- Associated Press - Wednesday, April 2, 2014

WASHINGTON (AP) - The relationship between U.S. law enforcement and their counterparts in Mexico has never been stronger, and the arrest of Mexico’s most wanted drug cartel leader earlier this year is proof of that, a senior Homeland Security Department official told Congress on Wednesday.

James Dinkins, executive associate director for homeland security at U.S. Immigration and Customs Enforcement, told the House Homeland Security Committee that while ICE, the Drug Enforcement Administration, the U.S. Marshal Service and other U.S. agencies helped end the decade-long manhunt for Joaquin “El Chapo” Guzman Loera, the operation was led by Mexico and should be a considered a win for that country. It’s a victory that shows the strength of the relationship between law enforcement in the two countries, he said.

“We have the best relationship with our Mexican counterparts that we’ve ever had,” Dinkins said. “They have proven to be a key partner of ICE.”

Dinkins said the relationship goes beyond the targeting of Mexico’s top drug cartel leaders to include investigations and arrests of child predators and the takedown of transnational tunnels used to smuggle drugs across the border. Dinkins said Mexican authorities reacted “within minutes” of being alerted to a tunnel recently discovered at the border. That operation led to the seizure of millions of dollars worth of drugs and three arrests.

The Guzman arrest “sent a clear message to the world that Mexico is willing and able to tackle the most sophisticated drug cartel in the world,” Dinkins said.

Alan Bersin, the Homeland Security Department’s assistant secretary of international affairs, said Guzman’s earlier this year and the apprehension of the leaders of the ruthless Los Zetas cartel last year is a clear sign that Mexico’s President Enrique Pena Nieto is focused on tackling problems that impact both countries.

In his written testimony, Bersin also highlighted previous operations that targeted drug organizations and an agreement to begin repatriating criminal immigrants to the interior of Mexico, rather than deporting them to violent border cities.

Guzman was arrested in a pre-dawn raid at a high-rise condominium building in the coastal city of Mazatlan, Mexico, in late February. A wiretap being monitored by ICE agents in Southern Arizona provided the final clue to Guzman’s whereabouts days after he narrowly avoided capture in Culiacan, the capitol of Mexico’s Sinaloa state.

Dinkins did not discuss on Wednesday how U.S. authorities helped in the capture, instead giving credit to the Mexican military unit that captured Guzman without gunfire.

Since Guzman’s arrest some lawmakers have pressed for his extradition. He faces multiple indictments in the United States, including in Chicago, New York and San Diego.
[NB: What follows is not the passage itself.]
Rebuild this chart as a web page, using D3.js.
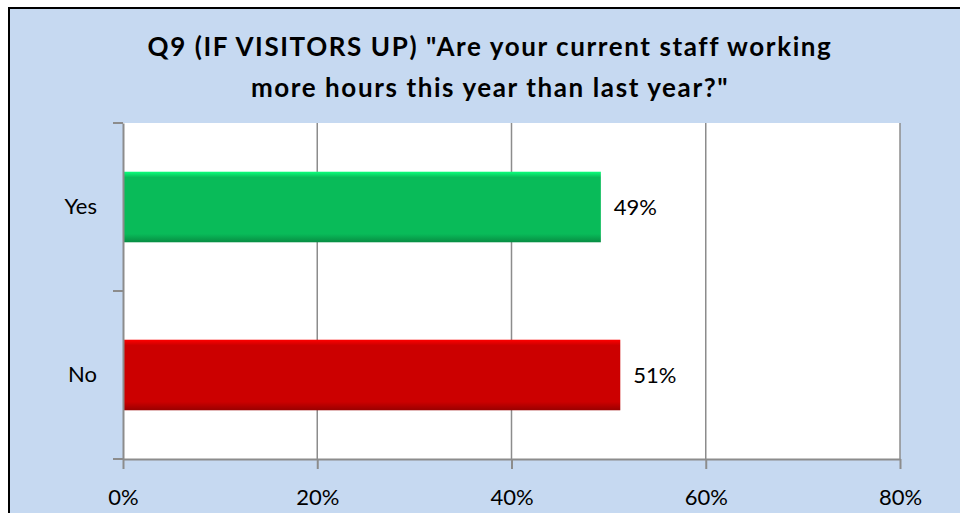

John Feeley, principal deputy at the State Department’s Bureau of Western Hemisphere Affairs, said the Justice Department is the lead agency in asking for Guzman’s extradition but the U.S. “will be in discussions with the Mexicans.”

“But it may not result in immediate transfer,” Feeley said.

Rep. Paul Broun, a Georgia Republican, complained that those discussions should already be taking place. Broun said he worried that Mexico may be unable to keep Guzman jailed or prevent him from continuing to run his drug empire from jail.

Guzman was convicted in Mexico of drug and other offenses in the early 1990s and sentenced to 20 years in prison. He escaped in 2001.

“This is a question of trust and confidence in our partnership,” Feeley said. “We have every trust and confidence that the Mexicans are able to hold him.”

U.S. law enforcement officials and the Homeland Security Department have long touted the relationship with their Mexican counterparts. But in the early days of Pena Nieto’s term in 2013, his government ordered that all contact with U.S. law enforcement would go through “a single window.” Sergio Alcocer, deputy foreign secretary for North American affairs, said at the time that all contact would be channeled through the federal Interior Ministry, the agency that controls security and domestic policy.

It was a dramatic shift from the direct information sharing that went on among agencies during President Felipe Calderon’s administration.

Dinkins did not address that new policy Wednesday, saying only that the relationship continues to grow.